Retraction (matrix routine)

Jim Hester hester at ICSE.UCI.EDU
Wed Nov 20 12:07:20 AEST 1985


Re your code to make a pointer-vector matrix:

 > char *valloc ();
 > 
 > double **make_mat (m, n)
 > {
 >     double	**result;
 >     int		i;
 > 
 >     result = (double **)valloc (m * (n + 1));
 >     for (i = 0; i < m; i++)
 >         *(result + i) = (double *)result + m + i * n;
 >     return (result);
 > }

and your reply to my comments on that code:

 > Thanks for pointing out my error.  Pointers are not the same size as
 > doubles on my system (pointers 4 bytes, doubles 8) so I'm not sure why
 > it  worked for me.  I'll check it sometime and see what was going on.

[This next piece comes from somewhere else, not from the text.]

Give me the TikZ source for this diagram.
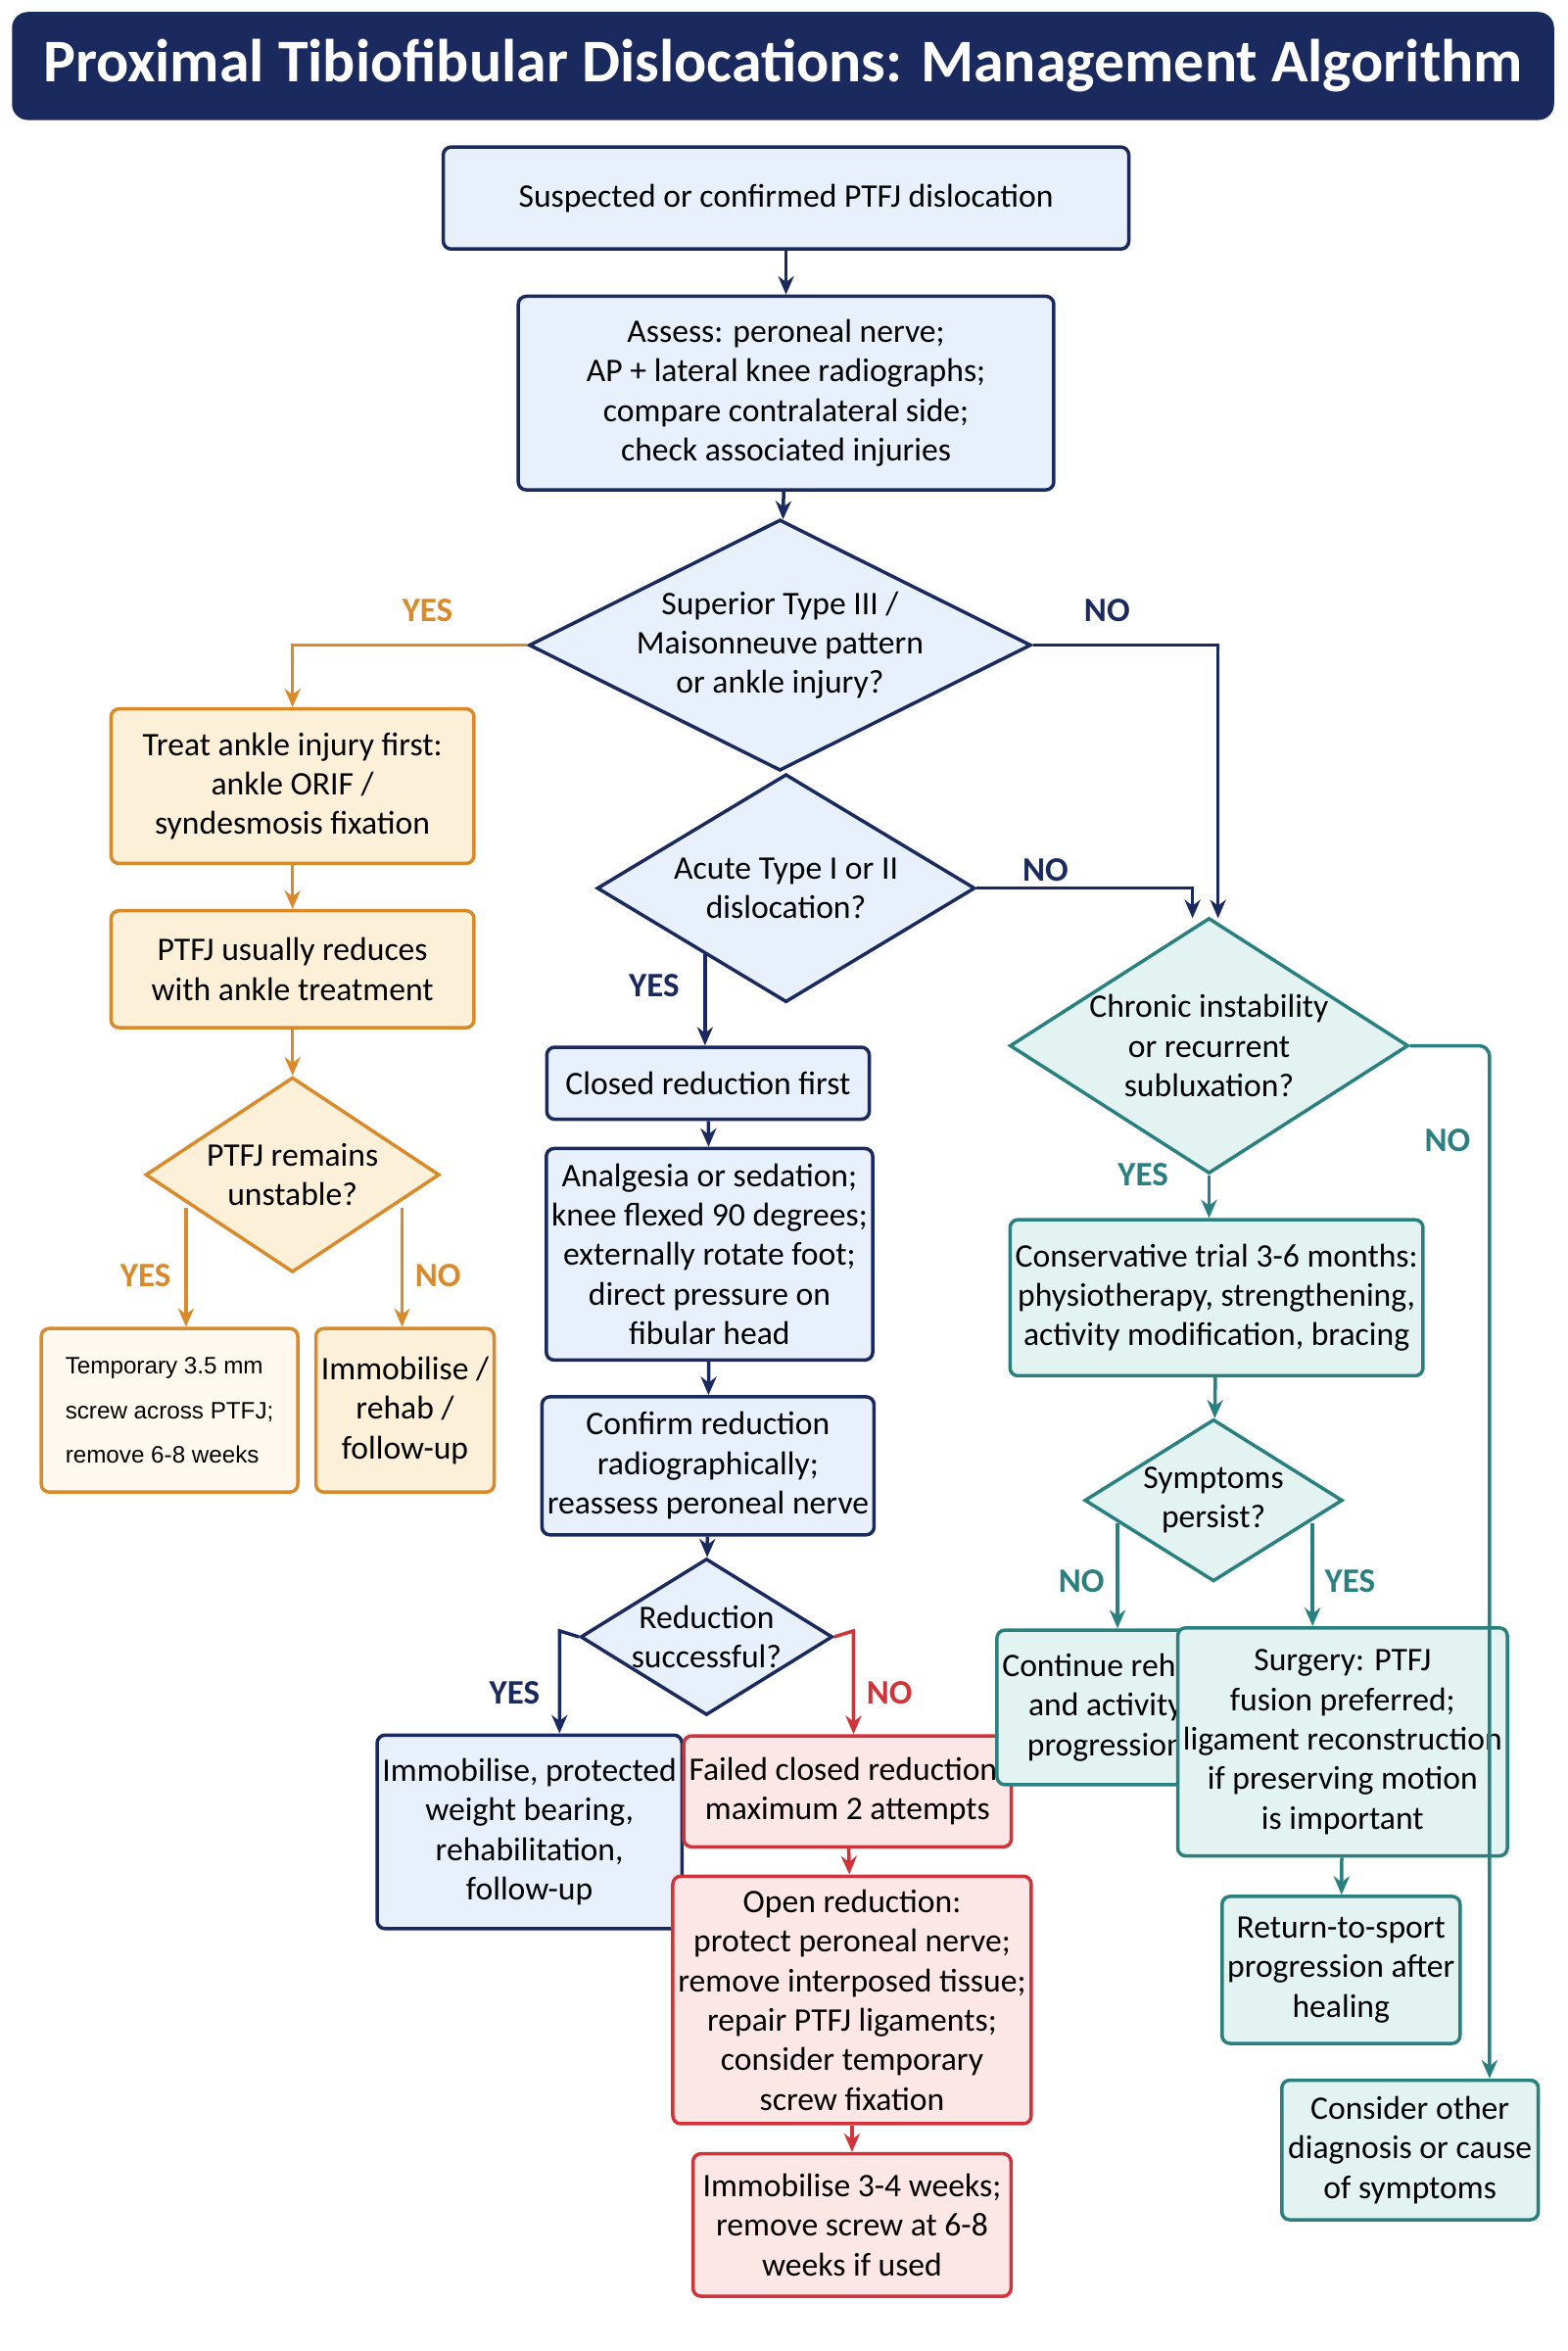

Curious myself to know why it worked, I looked up the definition
of valloc (I've never used it), and it partially answers the problem.
The rest of the reason comes from a bit of luck.  Valloc returns space
beginning on a page boundry by calling malloc with a bloated size to
force a new page to be allocated, so you get at least a page of memory
actually allocated.  You only asked for n bytes for pointers (1/4 of
what you need) and m*n bytes for double storage (1/8 of what you need)
but, for small tests, the extra space on a page would be enough to
avoid errors.

In allocating the rows, result is massaged to type (double *), which
makes the associated arithmetic specify enough space for the true
size of doubles.  Thus, for the vector of pointers, you allocate
m elements the size of doubles: twice what you need for the pointers.
Although the vector of pointers is larger than needed, no error occurs
since the extra space is just never accessed when your other programs
later access this space as pointers and the wasted space is also
absorbed by the full page allocation.

I believe that, in a moderately large case, the factors of 4 and 8
would catch up with you and you would get errors due to referencing
memory outside of that which was allocated.

Interesting case.  Thanks for the puzzle, and giving me a reason to
look up valloc.  I'd never heard of it before.